A data modeling challenge to the relational-is-always-best set
Relational databases are great for a lot of jobs, but not nearly as many as they are used for.
I’ll give what I believe is a classic example of relational overuse, and I challenge any relational expert to publicly explain why its a good fit. What I’m looking for is reasons why the relational model is better, not why mysql or Oracle or Postgres is great and why MongoDB or CouchDB or Couchbase or Membase sucks.
The use case: tracking orders for customer service.
Using a document-oriented database, you represent orders as documents. Each order has a repeating group of line items and some customer information, including a bill-to and ship-to address. Each line has a fulfillment status and possibly one or more notes. Retrieving the order to display either to the customer on the web or to a customer service agent requires all of one simple query.
Using a relational database, it’s a bit more complicated:
- One table contains the order header
- One table contains the order lines
- If the database is “properly normalized” (say in 3rd normal form) the order header doesn’t contain the customer’s name but rather a foreign keys that points to a customer table
- Similarly, the order lines don’t contain product names, but rather foreign keys which point to a product table
- On and on with payment methods, addresses, currencies etc, until in real life (Oracle Applications, Tech Ref Manual here) you wind up with 126 tables for Order management, including 22 for Orders and Returns, 16 for Customers, and 11 for Items
Why so complex? First, the theoretical answer to why Orders and Order Lines is not enough: for your data to be properly normalized (which most relational experts would say is at least third normal form), every non-prime attribute should be non-transitively dependent on every candidate key; for example, the dependency of customer name on orderID is a transitive dependency of customer name on customerID and customerID on orderID. Confused? Don’t feel alone.

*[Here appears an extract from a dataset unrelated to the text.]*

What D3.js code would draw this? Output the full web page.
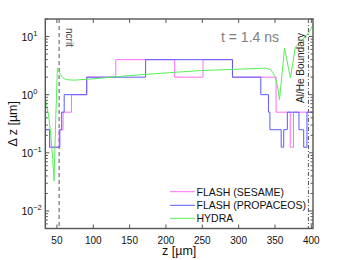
<!DOCTYPE html>
<html lang="en">
<head>
<meta charset="UTF-8">
<title>Delta z</title>
<script src="https://d3js.org/d3.v7.min.js"></script>
<style>
  body { margin: 0; background: #fff; }
  svg text { font-family: "Liberation Sans", Arial, sans-serif; }
</style>
</head>
<body>
<svg id="chart" width="346" height="260"></svg>
<script>
// tick values
var zTicks = [50, 100, 150, 200, 250, 300, 350, 400];
var dzTicks = [0.01, 0.1, 1, 10];
var dzTickExp = ["\u22122", "\u22121", "0", "1"];

// FLASH (SESAME) - step data, value holds until next z
var sesameZ  = [34, 40, 53, 58.5, 70, 91, 131, 212, 251, 291.5, 351.5, 371, 375.5, 402];
var sesameDz = [0.25, 0.125, 0.25, 0.5, 1, 2, 4, 2, 4, 2, 0.5, 0.125, 0.5, 0.5];

// FLASH (PROPACEOS)
var propZ  = [34, 40, 54, 56.5, 60, 91, 172, 291.5, 330.5, 341, 343, 358.5, 362, 367, 383, 389.5, 394, 402];
var propDz = [0.25, 0.125, 0.25, 0.5, 1, 2, 4, 2, 1, 0.5, 0.25, 0.125, 0.25, 0.5, 0.25, 0.125, 0.5, 0.5];

// HYDRA
var hydraZ  = [34, 36, 38.7, 41.5, 44.2, 46, 48.3, 50.7, 52, 53.5, 55.2, 57.5, 60, 65, 74.5, 95, 150, 205, 246.5, 301.5, 337.3, 344.2, 349.7, 353.1, 356.2, 363.1, 371.3, 377.9, 396.5, 402];
var hydraDz = [0.86, 0.65, 0.42, 0.21, 0.077, 0.033, 0.37, 2.88, 2.65, 2.4, 2.2, 2.0, 1.88, 1.8, 1.78, 1.85, 2.13, 2.39, 2.59, 2.75, 2.86, 2.69, 2.13, 1.49, 0.82, 6.3, 1.93, 6.5, 11.6, 15.9];

var series = [
  {name: "FLASH (SESAME)", z: sesameZ, dz: sesameDz, color: "#ff6dff", step: true},
  {name: "FLASH (PROPACEOS)", z: propZ, dz: propDz, color: "#5b5bff", step: true},
  {name: "HYDRA", z: hydraZ, dz: hydraDz, color: "#55ee55", step: false}
];

var ncritZ = 53, boundaryZ = 396;

var svg = d3.select("#chart");
var L = 45.3, R = 313, T = 19, B = 228.5;

var x = d3.scaleLinear().domain([34, 402.3]).range([L, R]);
var y = d3.scaleLog().domain([0.005, 20]).range([B, T]);

svg.append("clipPath").attr("id", "clip")
  .append("rect").attr("x", L).attr("y", T).attr("width", R - L).attr("height", B - T);

var plot = svg.append("g").attr("clip-path", "url(#clip)");

// reference lines
plot.append("line")
  .attr("x1", x(ncritZ)).attr("x2", x(ncritZ)).attr("y1", T).attr("y2", B)
  .attr("stroke", "#555").attr("stroke-width", 1).attr("stroke-dasharray", "4,3");
plot.append("line")
  .attr("x1", x(boundaryZ)).attr("x2", x(boundaryZ)).attr("y1", T).attr("y2", B)
  .attr("stroke", "#555").attr("stroke-width", 1).attr("stroke-dasharray", "4,2,1,2");

// curves
series.forEach(function(s) {
  var pts = s.z.map(function(z, i) { return [z, s.dz[i]]; });
  var line = d3.line()
    .x(function(d) { return x(d[0]); })
    .y(function(d) { return y(d[1]); })
    .curve(s.step ? d3.curveStepAfter : d3.curveLinear);
  plot.append("path").datum(pts)
    .attr("d", line)
    .attr("fill", "none")
    .attr("stroke", s.color)
    .attr("stroke-width", 1);
});

// axes box and ticks (matlab style, inward)
var axisColor = "#555";
var ax = svg.append("g");
ax.append("rect").attr("x", L).attr("y", T).attr("width", R - L).attr("height", B - T)
  .attr("fill", "none").attr("stroke", axisColor).attr("stroke-width", 1.4);

zTicks.forEach(function(t) {
  var px = x(t);
  ax.append("line").attr("x1", px).attr("x2", px).attr("y1", B).attr("y2", B - 4)
    .attr("stroke", axisColor);
  ax.append("line").attr("x1", px).attr("x2", px).attr("y1", T).attr("y2", T + 4)
    .attr("stroke", axisColor);
  ax.append("text").attr("x", px).attr("y", 243.5)
    .attr("text-anchor", "middle").attr("font-size", 10).attr("fill", "#111")
    .text(t);
});

// minor log ticks
var minor = [];
[0.001, 0.01, 0.1, 1, 10].forEach(function(dec) {
  for (var k = 2; k <= 9; k++) {
    var v = dec * k;
    if (v >= 0.005 && v <= 20) minor.push(v);
  }
});
minor.forEach(function(v) {
  var py = y(v);
  ax.append("line").attr("x1", L).attr("x2", L + 2.5).attr("y1", py).attr("y2", py).attr("stroke", axisColor);
  ax.append("line").attr("x1", R).attr("x2", R - 2.5).attr("y1", py).attr("y2", py).attr("stroke", axisColor);
});

dzTicks.forEach(function(v, i) {
  var py = y(v);
  ax.append("line").attr("x1", L).attr("x2", L + 4).attr("y1", py).attr("y2", py).attr("stroke", axisColor);
  ax.append("line").attr("x1", R).attr("x2", R - 4).attr("y1", py).attr("y2", py).attr("stroke", axisColor);
  var t = ax.append("text").attr("x", 21.5).attr("y", py + 4)
    .attr("font-size", 10.5).attr("fill", "#111");
  t.append("tspan").text("10");
  t.append("tspan").attr("dy", -5).attr("font-size", 7.5).text(dzTickExp[i]);
});

// axis labels
svg.append("text").attr("x", (L + R) / 2).attr("y", 255)
  .attr("text-anchor", "middle").attr("font-size", 12.5).attr("fill", "#111")
  .text("z [\u00b5m]");
svg.append("text")
  .attr("transform", "translate(17," + ((T + B) / 2) + ") rotate(-90)")
  .attr("text-anchor", "middle").attr("font-size", 12.5).attr("fill", "#111")
  .text("\u0394 z [\u00b5m]");

// annotations
svg.append("text").attr("transform", "translate(" + (x(ncritZ) + 6.5) + ",28) rotate(90)")
  .attr("font-size", 10).attr("fill", "#444").text("ncrit");
svg.append("text").attr("transform", "translate(" + (x(boundaryZ) - 4) + ",103) rotate(-90)")
  .attr("font-size", 10).attr("fill", "#222").text("Al/He Boundary");
svg.append("text").attr("x", 221).attr("y", 41.5)
  .attr("font-size", 14).attr("fill", "#808080").text("t = 1.4 ns");

// legend
var legY = [191.7, 205.3, 218.3];
series.forEach(function(s, i) {
  svg.append("line").attr("x1", 170).attr("x2", 195).attr("y1", legY[i]).attr("y2", legY[i])
    .attr("stroke", s.color).attr("stroke-width", 1);
  svg.append("text").attr("x", 196.5).attr("y", legY[i] + 3.8)
    .attr("font-size", 10.5).attr("fill", "#111").text(s.name);
});
</script>
</body>
</html>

What’s the common sense explanation behind the theory? The logic is that each column in a table should depend on “the key, the whole key, and nothing but the key”. If you follow the logic, data will appear only once and only where it needs to be. This avoids what relational folks call “update anomalies” where different tables can have inconsistent versions of the same data. In this case, the customer’s name is not really dependent on the order, but on the customer account. By modeling this “properly”, you can avoid ever having two names for me attached to different orders. There is quite a bit of literature devoted to avoiding this problem; if you’re interested in reading more, you might start with this overview.
Now, here’s the rub: say I decide that after years of marriage I decide to give up my ideal of equality for men and take my wife’s name. Should all my old orders now appear to be ordered under my married name? Probably not, but that creates additional complexity. Now I need to either a) keep a copy of the name in the order, under the theory that the dependency is not transitive or b) add date effectivity to the names with yet more tables, as the name dependency is actually on user and time. Pretty soon, you’re well on your way to becoming Oracle applications with its 126 tables for Order Management.
If you’d like to see another example, Kyle Banker from 10gen has a great blog post with example data and code comparing a (MongoDB-based) document-oriented approach to storing product information to some real-world e-commerce frameworks.
The elephant in the room is whether the theoretical advantage around avoiding update anomalies and more efficient updates is worth the complexity. For my money, the answer is “no way” in the case of storing orders for customer service. If you can make the competing case, I’d love to hear it.